Salon 2008 - The Vine-Wraith Chase: How Bacchus Outran a Tyrant and Why This Grand Cru Still Sprints Past the Market

Salon 2008 - The Vine-Wraith Chase: How Bacchus Outran a Tyrant and Why This Grand Cru Still Sprints Past the Market

From vine-lashed escape to price-curve acceleration, the god of wine shows investors how Salon Le Mesnil 2008 keeps leaving rival Champagnes in the dust.

Myth in Motion – Bacchus vs. King Lycurgus

Picture Thrace at dawn: Bacchus pelting across chalky fields, leopards at his heels, King Lycurgus brandishing an axe close behind. Every stride the god took sprouted live vines; tendrils snapped back, cocooning the tyrant and his chariot in a green mummy. In seconds the pursuer was immobilised while Bacchus vanished beyond the horizon.

Scarcity That Trips Up the Competition

Salon bottled barely eight- to ten-thousand cases - and, according to trade logs, just 8000 magnums, the house’s smallest harvest on record. With no 2009 or 2010 to follow, global demand funnels into this single release. That imbalance is visible on Wine-Searcher, where average offers sit around US $3500 for a 750 ml, roughly six times the 2019 release tag of about $550. The five-year compound growth rate hovers comfortably above 30 percent, making each pristine bottle feel like a captured war standard - displayed, coveted, fiercely fought over.

Vintage Power Under the Hood

The long, cool 2008 growing season locked in ≈ 7.5 g/L acidity and diamond-sharp tension. Major critics rewarded that structure with perfect or near-perfect scores (Wine Advocate, Galloni, Suckling). High acid plus extended lees ageing gives Salon 2008 a 30-year runway - investors compound both flavour and value well into the 2050s.

Liquidity – The Sprint Track

Even as broader fine-wine indices sagged, the Liv-ex Champagne 50 was one of only two sub-indices to post a gain in June 2025; Salon 2008 is among its most-traded constituents, and pristine OWCs often change hands within days, sometimes 10–15 percent above high estimates at Sotheby’s. Translation: you can enter or exit the position without corking capital for months.

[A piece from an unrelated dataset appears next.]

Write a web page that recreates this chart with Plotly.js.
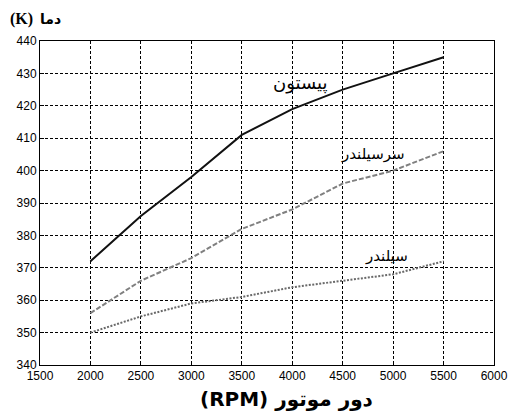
<!DOCTYPE html>
<html>
<head>
<meta charset="utf-8">
<script src="https://cdn.plot.ly/plotly-3.0.1.min.js"></script>
<style>
  html, body { margin: 0; padding: 0; background: #fff; }
  #chart { width: 508px; height: 411px; }
</style>
</head>
<body>
<div id="chart"></div>
<script>
// Engine speed (RPM)
const rpm = [2000, 2500, 3000, 3500, 4000, 4500, 5000, 5500];

// Temperatures (K)
const pistonTemp = [372, 386, 398, 411, 419, 425, 430, 435];
const cylinderHeadTemp = [356, 366, 373, 382, 388, 396, 400, 406];
const cylinderTemp = [350, 355, 359, 361, 364, 366, 368, 372];

// Curve labels
const pistonLabel = 'پیستون';
const cylinderHeadLabel = 'سرسیلندر';
const cylinderLabel = 'سیلندر';

const xTitle = '(RPM) دور موتور';
const yTitleUnit = '(K)';
const yTitleWord = 'دما';

const traces = [
  { x: rpm, y: pistonTemp, mode: 'lines', line: { color: '#111', width: 2 }, name: pistonLabel },
  { x: rpm, y: cylinderHeadTemp, mode: 'lines', line: { color: '#808080', width: 2, dash: '5px,2px' }, name: cylinderHeadLabel },
  { x: rpm, y: cylinderTemp, mode: 'lines', line: { color: '#6a6a6a', width: 2, dash: '2px,1.5px' }, name: cylinderLabel }
];

const persianFont = { family: 'DejaVu Sans, Noto Sans', color: '#000' };

const layout = {
  width: 508,
  height: 411,
  margin: { l: 40, r: 14, t: 41, b: 46 },
  paper_bgcolor: '#fff',
  plot_bgcolor: '#fff',
  showlegend: false,
  font: { family: 'Liberation Sans, Arial, sans-serif', size: 12, color: '#000' },
  xaxis: {
    range: [1500, 6000],
    tick0: 1500,
    dtick: 500,
    showgrid: true,
    gridcolor: '#000',
    griddash: '3px,2px',
    gridwidth: 1,
    zeroline: false,
    showline: true,
    linecolor: '#000',
    linewidth: 1,
    mirror: true,
    ticks: 'inside',
    ticklen: 4,
    tickcolor: '#000',
    tickfont: { size: 12, color: '#000' }
  },
  yaxis: {
    range: [340, 440],
    tick0: 340,
    dtick: 10,
    showgrid: true,
    gridcolor: '#000',
    griddash: '3px,2px',
    gridwidth: 1,
    zeroline: false,
    showline: true,
    linecolor: '#000',
    linewidth: 1,
    mirror: true,
    ticks: 'inside',
    ticklen: 4,
    tickcolor: '#000',
    tickfont: { size: 12, color: '#000' }
  },
  annotations: [
    // x-axis title, set a little right of centre
    {
      text: xTitle, xref: 'paper', yref: 'paper', x: 0.544, y: -0.105,
      xanchor: 'center', yanchor: 'middle', showarrow: false,
      font: { family: 'DejaVu Sans, Liberation Sans', size: 20, color: '#000', weight: 'bold' }
    },
    // y-axis title above the axis
    {
      text: yTitleUnit, xref: 'paper', yref: 'paper', x: -0.071, y: 1.067,
      xanchor: 'left', yanchor: 'middle', showarrow: false,
      font: { family: 'Liberation Serif, DejaVu Serif', size: 16, color: '#000', weight: 'bold' }
    },
    {
      text: yTitleWord, xref: 'paper', yref: 'paper', x: -0.004, y: 1.067,
      xanchor: 'left', yanchor: 'middle', showarrow: false,
      font: { family: 'DejaVu Sans', size: 14, color: '#000', weight: 'bold' }
    },
    {
      text: pistonLabel, x: 4080, y: 427, xref: 'x', yref: 'y',
      showarrow: false, font: Object.assign({ size: 18 }, persianFont)
    },
    {
      text: cylinderHeadLabel, x: 4800, y: 405, xref: 'x', yref: 'y',
      showarrow: false, font: Object.assign({ size: 15 }, persianFont)
    },
    {
      text: cylinderLabel, x: 4930, y: 373.5, xref: 'x', yref: 'y',
      showarrow: false, font: Object.assign({ size: 15 }, persianFont)
    }
  ]
};

Plotly.newPlot('chart', traces, layout, { displayModeBar: false, staticPlot: true });
</script>
</body>
</html>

Bacchus’ Three-Stride Game Plan

  • Original wooden cases only: 3- or 6-packs add an 8–10 percent premium on resale.
  • Bonded storage: 11–12°C, 70 percent humidity, fully insured; think of it as a vine-fortified vault.
  • Timed exit: aim for 2030-35 (the wine’s first peak) or sell into the next Champagne shortage when demand howls like Lycurgus in his green cocoon.

Risk Vines to Watch

  • High entry toll: north of $3000 a bottle.
  • Counterfeit ambush: insist on iron-clad chain of custody.
  • Luxury mood swings: hedge with cooler-climate Chardonnay plays (Tasmania, Trentino) if sentiment or drought dents Champagne demand.

Closing Burst

Just as vines snared Lycurgus mid-stride, Salon 2008 tangles supply with demand - immobilising latecomers while early buyers race ahead. Saddle up now, keep your portfolio light on its feet, and let this Blanc de Blancs sprint your returns into legend.